3 steps to prevent costly IT failure

IT system failures and performance issues are widespread and costly for companies. What can organizations do to minimize the damage? 

While IT might hear a lot of complaints from employees during system failures, a bigger issue is usually the company’s interactions with customers. Staff time and efficiency might be negatively impacted, but downtime can keep potential customers from making purchases or contacting the company for customer service needs.

The greatest impact of IT system failures is typically seen in sales and marketing, according to a recent report from tech firm Compuware.

All in all, the short-term financial impact of each incident is estimated to be $10.8 million on average, according to the survey of 340 corporate executives.

Unfortunately, most (79%) of the companies surveyed have experienced at least one of those significant network failures in the past year.

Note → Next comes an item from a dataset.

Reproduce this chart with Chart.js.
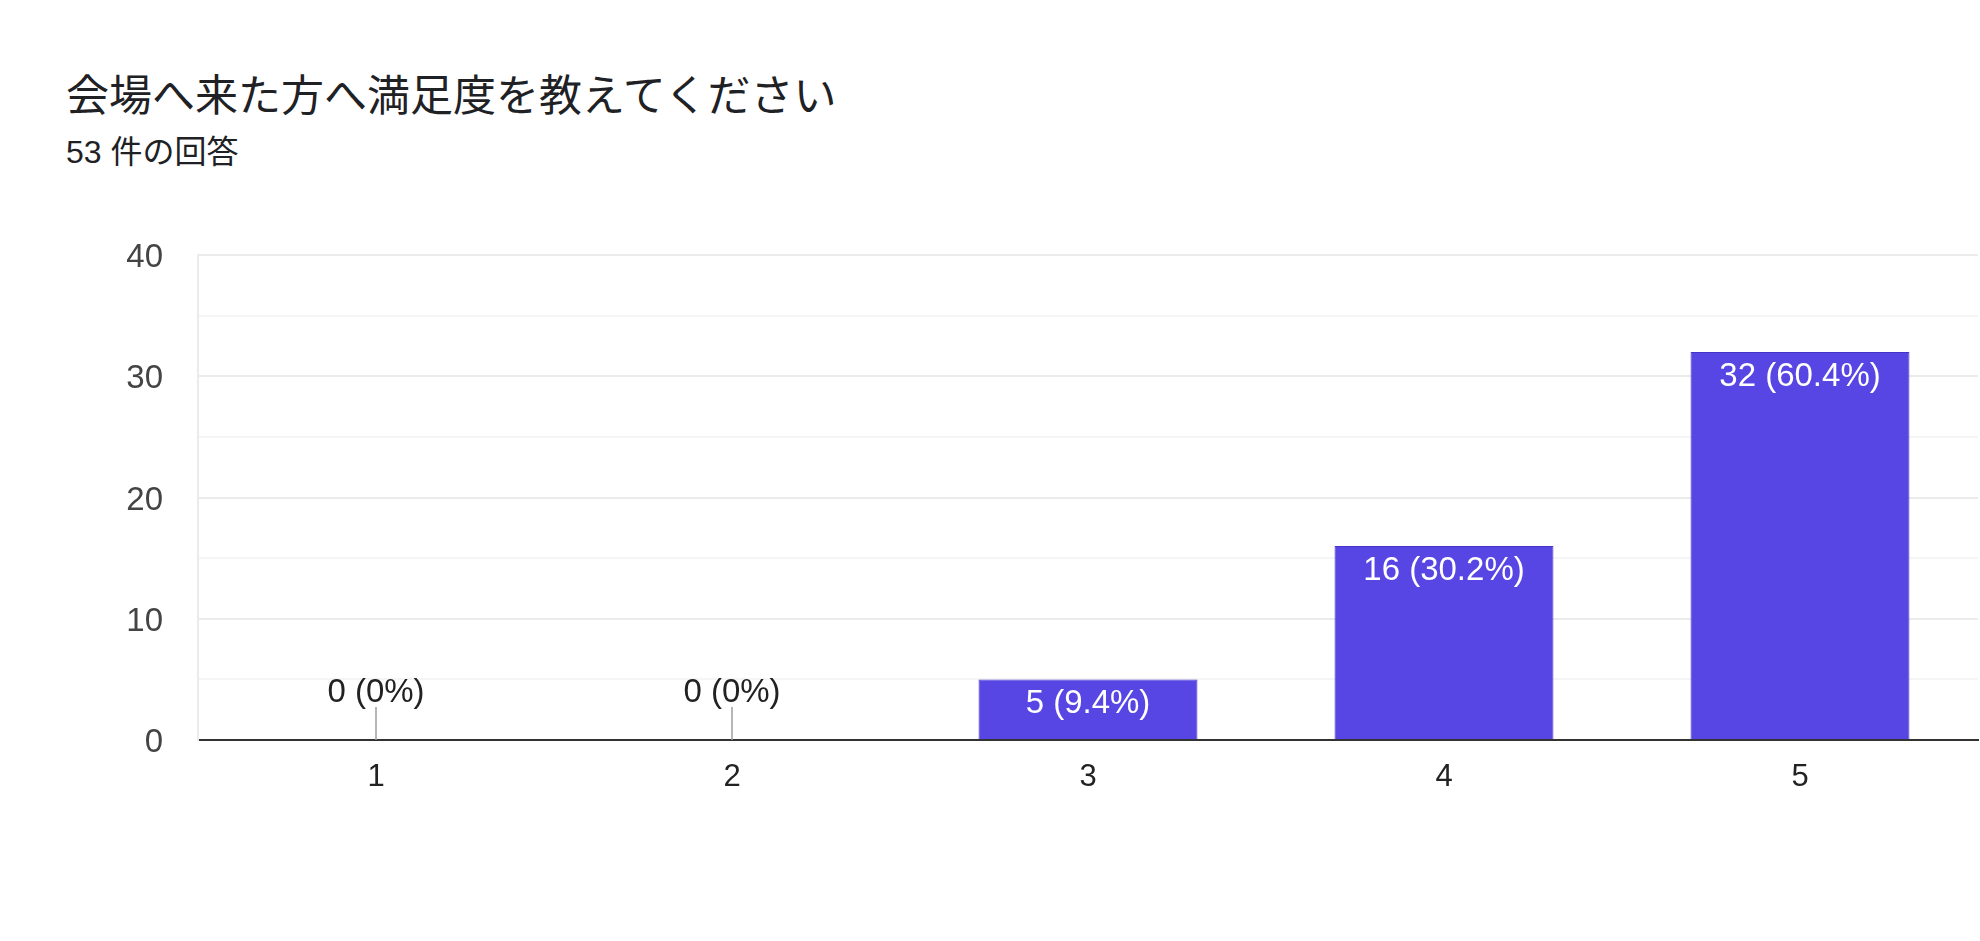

Smaller problems are adding up and hurting businesses, too. Close to half (48%) say performance problems occur from a few times per week to at least once a day, while 28% experience issues a few times per month.

The bottom line: IT can greatly improve the organization’s performance by working to prevent those major and minor system issues.

Here’s where to start:

1. Invest wisely

There’s no getting around it: One of the top ways to minimize IT failures is to spend wisely on system improvements — 90% of executives say additional IT investment is needed to fix the problem.

Most often, that involves paying for software or hardware upgrades. Many organizations are working on making upgrades now that they held off on over the past few years when IT departments were forced to tighten their belts.

2. Keep track of problems

If a part of the network goes down, the problems typically won’t fix themselves, so a good way to predict future failures is to see what’s happened in the past. In fact, 81% of the respondents to Compuware’s survey said the same network failure has happened more than once.

However, few organizations are actually documenting IT problems. Only 33% of survey respondents said their company always documents tech failures, while 41% only do so sometimes. As for the rest, 13% document rarely, 5% do so never, and 8% aren’t sure.

3. Train IT staff

While steps can be taken to keep everything running smoothly, the fact is that with tech systems, failures are sometimes inevitable. That’s it important to make the IT department is equipped to get things fixed as quickly as possible.

One way to help do that: Keep IT staff trained in how to respond to incidents. Many companies surveyed (20%) said they’re increasing training for IT employees to lower the impact of system failures.